Men are striving to look as young as they were when they first got an audience before the thrones of venture capital, in the humiliating event they haven’t become filthy rich before they’re eligible to be elected president. While it’s not surprising to find a bit of darkness behind techno-utopia’s tightly clenched smiles, the vanity becomes startling when you consider that dressing like a bit of a schlub is usually OK over there. A young schlub, that is. If you’re not coding for 40 straight hours fueled only by Coke Zero, you have to look like you could.

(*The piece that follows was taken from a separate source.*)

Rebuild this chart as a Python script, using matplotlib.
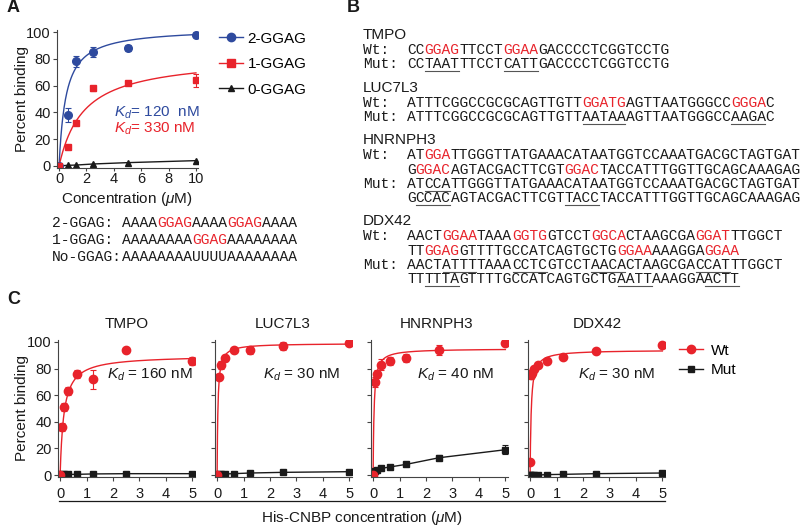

It’s not as baroque as the beard transplant boomlet, but definitely more intense than Seth MacFarlane’s love affair with spray tanning. This is a combination of many things: an industry – already associated with California in the popular imagination – that chases moneyed insecurity wherever it goes, wedded here to an economic sector where the ability to disrupt old paradigms apparently fades after age 32. Whether there’s a scientific basis for that assumption, or whether it’s a self-fulfilling prophecy – which would be doubly sad, in that data-driven world – it’s clear that the Valley cannibalizes its own. Some men seeking pre-emptive hair transplants are even getting turned away by doctors because their hairlines aren’t even ready. It’s sad too that men are concealing surgical expenditures from their spouses, but this is an industry where climbing the traditional corporate ladder is basically impossible when a company that lasts for ten years feels like a peer of Bethlehem Steel or A&P.

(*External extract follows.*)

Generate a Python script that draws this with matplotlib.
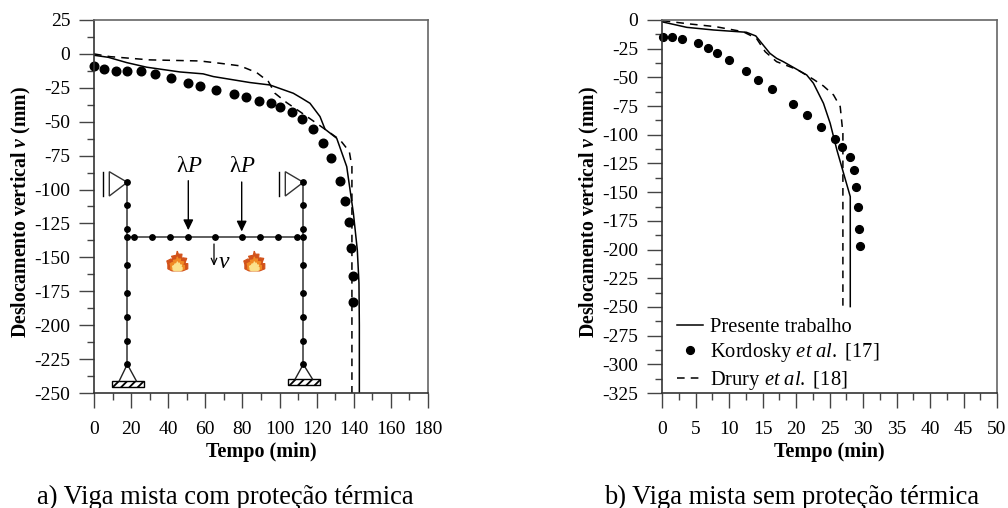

Still, if Larry Page were to go under the knife so many times that he looked like an actual Android, he probably won’t be raked over the coals like Kim Novak was at the Oscars. Because the increased acceptability of cosmetic procedures for men only reaffirms men’s natural right to project strength and vigor, not desperate freakishness (unless you’re Bruce Jenner). The real question is, will we be better off three decades from now when Mark Zuckerberg (29) and Sergey Brin (40) have acquired the wisdom that comes with age, or will they simply have shed every last vestige of their youthful idealism while presiding over a world of instability and fear, looking not a day over 40? If they’re still around, that is.